3. Memory components are experiencing 6-12 month bottlenecks. According to Searchability, HBM3 (the memory standard used to power AI accelerators) is at the center of a new supply bottleneck. SK hynix, Samsung and Micron—the three dominant producers of HBM chips—have been operating near full capacity. These companies are currently reporting 6-12 month lead times amid a backlog of orders.
4. The pressure extends beyond front-end chip fabrication. The industry is also dealing with the complex constraints of packaging and integration needed to bring high-end AI-related components to the market. “Many extra wafers produced thanks to upscaled fab capacity are now in line for the advanced packaging steps required to make them usable,” the company says.
5. Chip makers and distributors are soldiering through the uncertainty. According to AI News, Taiwan Semiconductor Manufacturing Company (TSMC) is one company that’s facing “unprecedented AI chip demand that it cannot fully satisfy.” At TSMC’s annual shareholders meeting, the company reported that its business continues to benefit from “explosive growth” in artificial AI applications. It also emphasized that AI chip demand remains “very strong” and consistently outpaces the company’s ability to supply. The company’s customer roster includes tech giants Apple and Nvidia, both of which have been major drivers of AI-related semiconductor demand.

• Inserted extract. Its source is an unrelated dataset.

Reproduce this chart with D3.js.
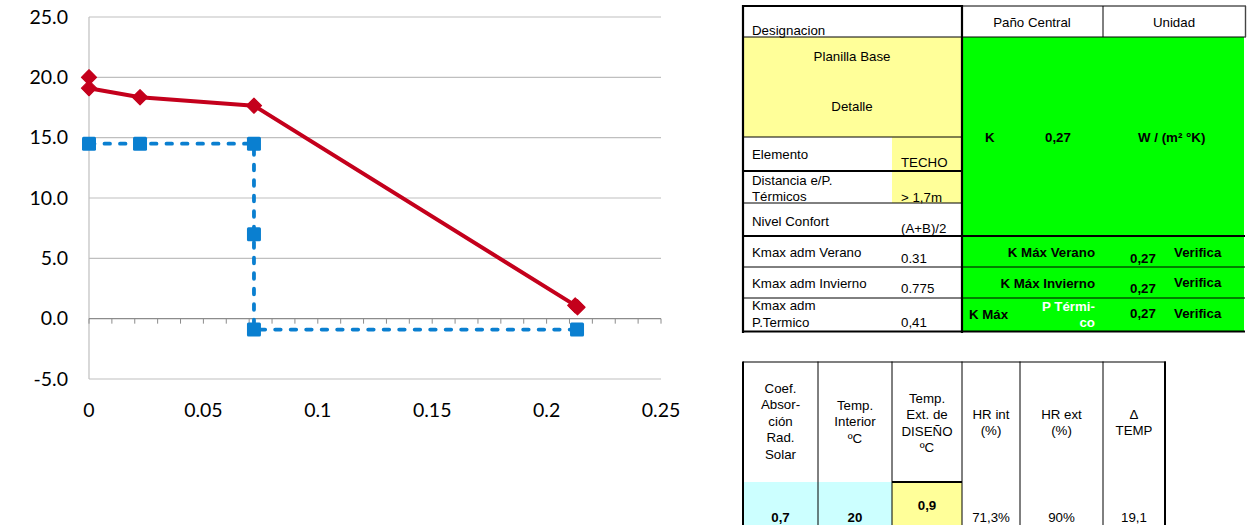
<!DOCTYPE html>
<html><head><meta charset="utf-8">
<script src="https://cdn.jsdelivr.net/npm/d3@7"></script>
<style>body{margin:0;background:#fff;}svg{display:block;}</style>
</head><body>
<svg id="c" width="1259" height="525"></svg>
<script>
// ---- chart data ----
const redX = [0, 0, 0.0223, 0.0721, 0.2125, 0.2135];
const redY = [20.0, 19.1, 18.35, 17.65, 1.1, 0.95];
const blueX = [0, 0.0223, 0.0721, 0.0721, 0.0721, 0.2133];
const blueY = [14.5, 14.5, 14.5, 7.0, -0.9, -0.9];
const yTicks = [-5, 0, 5, 10, 15, 20, 25];
const yTickLabels = ["-5.0", "0.0", "5.0", "10.0", "15.0", "20.0", "25.0"];
const xTicks = [0, 0.05, 0.1, 0.15, 0.2, 0.25];
const xTickLabels = ["0", "0.05", "0.1", "0.15", "0.2", "0.25"];
const xMinorTicks = d3.range(0, 26).map(i => i / 100);

// ---- table data ----
const headTop = ["Designacion", "Paño Central", "Unidad"];
const leftLabels = [["Elemento"], ["Distancia e/P.", "Térmicos"], ["Nivel Confort"], ["Kmax adm Verano"], ["Kmax adm Invierno"], ["Kmax adm", "P.Termico"]];
const leftValues = ["TECHO", "> 1,7m", "(A+B)/2", "0.31", "0.775", "0,41"];
const kRow = ["K", "0,27", "W / (m² °K)"];
const checkLabels = ["K Máx Verano", "K Máx Invierno", "K Máx"];
const checkValues = ["0,27", "0,27", "0,27"];
const checkResults = ["Verifica", "Verifica", "Verifica"];
const lowHeaders = [["Coef.","Absor-","ción","Rad.","Solar"],["Temp.","Interior","ºC"],["Temp.","Ext. de","DISEÑO","ºC"],["HR int","(%)"],["HR ext","(%)"],["Δ","TEMP"]];
const lowValues = ["0,7", "20", "0,9", "71,3%", "90%", "19,1"];

const svg = d3.select("#c");
const RED = "#C4001C", BLUE = "#0A7FD0";

// ---- chart ----
const x = d3.scaleLinear().domain([0, 0.25]).range([89, 661]);
const y = d3.scaleLinear().domain([-5, 25]).range([379, 17]);
const g = svg.append("g");

g.selectAll(".grid").data(yTicks.filter(v => v !== 0)).enter().append("line")
  .attr("x1", x(0)).attr("x2", x(0.25)).attr("y1", d => y(d)).attr("y2", d => y(d))
  .attr("stroke", "#BFBFBF").attr("stroke-width", 1.2);
g.append("line").attr("x1", x(0)).attr("x2", x(0)).attr("y1", y(25)).attr("y2", y(-5))
  .attr("stroke", "#BFBFBF").attr("stroke-width", 1.2);
g.append("line").attr("x1", x(0)).attr("x2", x(0.25)).attr("y1", y(0)).attr("y2", y(0))
  .attr("stroke", "#8C8C8C").attr("stroke-width", 1.2);
g.selectAll(".mt").data(xMinorTicks).enter().append("line")
  .attr("x1", d => x(d)).attr("x2", d => x(d)).attr("y1", y(0)).attr("y2", y(0) + 5)
  .attr("stroke", "#8C8C8C").attr("stroke-width", 1);

const lblFont = "Lato, 'Open Sans', sans-serif";
g.selectAll(".yl").data(yTicks).enter().append("text")
  .attr("x", 68).attr("y", d => y(d)).attr("dy", "0.35em").attr("text-anchor", "end")
  .attr("font-family", lblFont).attr("font-size", 19.5).attr("fill", "#000")
  .text((d, i) => yTickLabels[i]);
g.selectAll(".xl").data(xTicks).enter().append("text")
  .attr("x", d => x(d)).attr("y", 417).attr("text-anchor", "middle")
  .attr("font-family", lblFont).attr("font-size", 19.5).attr("fill", "#000")
  .text((d, i) => xTickLabels[i]);

const bluePts = blueX.map((v, i) => [v, blueY[i]]);
const redPts = redX.map((v, i) => [v, redY[i]]);
const line = d3.line().x(d => x(d[0])).y(d => y(d[1]));

g.append("path").attr("d", line(bluePts)).attr("fill", "none").attr("stroke", BLUE)
  .attr("stroke-width", 3.8).attr("stroke-dasharray", "5.5,10").attr("stroke-linecap", "round");
g.selectAll(".bm").data(bluePts).enter().append("rect")
  .attr("x", d => x(d[0]) - 7).attr("y", d => y(d[1]) - 7).attr("width", 14).attr("height", 14)
  .attr("rx", 1.5).attr("fill", BLUE);

g.append("path").attr("d", line(redPts)).attr("fill", "none").attr("stroke", RED)
  .attr("stroke-width", 4).attr("stroke-linejoin", "round");
const diamond = d3.symbol().type(d3.symbolDiamond2).size(145);
g.selectAll(".rm").data(redPts).enter().append("path")
  .attr("d", diamond).attr("transform", d => `translate(${x(d[0])},${y(d[1])})`)
  .attr("fill", RED).attr("stroke", RED).attr("stroke-width", 1.2).attr("stroke-linejoin", "round");

// ---- top table ----
const T = svg.append("g").attr("font-family", "'Liberation Sans', Arial, sans-serif").attr("font-size", 13.3).attr("fill", "#000");
const YEL = "#FFFF99", GRN = "#00FF00", CYA = "#CCFFFF";
T.append("rect").attr("x", 743).attr("y", 37).attr("width", 219).attr("height", 100).attr("fill", YEL);
T.append("rect").attr("x", 892).attr("y", 137).attr("width", 70).attr("height", 66).attr("fill", YEL);
T.append("rect").attr("x", 962).attr("y", 37).attr("width", 282).attr("height", 294).attr("fill", GRN);

function ln(x1, y1, x2, y2, w, c) {
  T.append("line").attr("x1", x1).attr("y1", y1).attr("x2", x2).attr("y2", y2)
    .attr("stroke", c || "#000").attr("stroke-width", w);
}
ln(742, 6, 962, 6, 2.2);
ln(962, 6, 1246, 6, 1);
ln(743, 5, 743, 333, 2.2);
ln(962, 5, 962, 333, 2.2);
ln(743, 37, 1246, 37, 1);
ln(1103, 6, 1103, 37, 1);
ln(1245.5, 6, 1245.5, 37, 1.4, "#444");
ln(743, 137, 962, 137, 1);
ln(743, 171, 962, 171, 2);
ln(743, 203, 962, 203, 1);
ln(743, 236, 1245, 236, 2);
ln(743, 267, 1245, 267, 1);
ln(743, 298, 1245, 298, 1);
ln(742, 331.5, 1245, 331.5, 2.2);

function tx(t, xx, yy, anchor, bold, fill) {
  T.append("text").attr("x", xx).attr("y", yy).attr("text-anchor", anchor || "start")
    .attr("font-weight", bold ? "bold" : "normal").attr("fill", fill || "#000").text(t);
}
tx(headTop[0], 752, 35);
tx(headTop[1], 1032, 27, "middle");
tx(headTop[2], 1174, 27, "middle");
tx("Planilla Base", 852, 61, "middle");
tx("Detalle", 852, 111, "middle");
const labelBase = [[159], [185, 201], [226], [257], [288], [310, 327]];
const valueBase = [167, 202, 233, 263, 293, 327];
leftLabels.forEach((parts, i) => {
  parts.forEach((p, j) => tx(p, 752, labelBase[i][j]));
  tx(leftValues[i], 901, valueBase[i]);
});
tx(kRow[0], 985, 142, "start", true);
tx(kRow[1], 1045, 142, "start", true);
tx(kRow[2], 1138, 142, "start", true);
tx(checkLabels[0], 1095, 257, "end", true);
tx(checkLabels[1], 1095, 288, "end", true);
tx(checkLabels[2], 969, 319, "start", true);
tx("P Térmi-", 1095, 311, "end", true, "#fff");
tx("co", 1095, 327, "end", true, "#fff");
const valB = [263, 293, 318];
const resB = [257, 287, 318];
checkValues.forEach((v, i) => tx(v, 1130, valB[i], "start", true));
checkResults.forEach((v, i) => tx(v, 1174, resB[i], "start", true));

// ---- lower table ----
const cols = [743, 818, 892, 962, 1020, 1103, 1165];
T.append("rect").attr("x", 743).attr("y", 482).attr("width", 149).attr("height", 43).attr("fill", CYA);
T.append("rect").attr("x", 892).attr("y", 482).attr("width", 70).attr("height", 43).attr("fill", YEL);
ln(743, 362, 1166, 362, 1.2);
cols.forEach((c, i) => ln(c, 361.5, c, 525, (i === 0 || i === cols.length - 1) ? 2 : 1));
ln(892, 482, 962, 482, 2);
const hdrStart = [393, 410, 403, 419, 419, 419];
lowHeaders.forEach((lines, i) => {
  const cx = (cols[i] + cols[i + 1]) / 2;
  lines.forEach((t, j) => tx(t, cx, hdrStart[i] + j * 16.4, "middle"));
});
const valY = [522, 522, 510, 522, 522, 522];
lowValues.forEach((v, i) => {
  const cx = (cols[i] + cols[i + 1]) / 2;
  tx(v, cx, valY[i], "middle", i < 3);
});
</script>
</body></html>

More Disruption on the Near Horizon
AI News says the mismatch between AI chip demand and available supply has become a defining challenge for companies like TSMC, which is now “actively working to increase production capacity to satisfy [its] customers,” though the scale of demand continues to strain even the world’s most advanced semiconductor manufacturing capabilities.
“This capacity constraint reflects broader industry dynamics where AI applications—from data center processors to consumer devices,” AI News reports, “require increasingly sophisticated and powerful chips that only a handful of manufacturers can produce at scale.”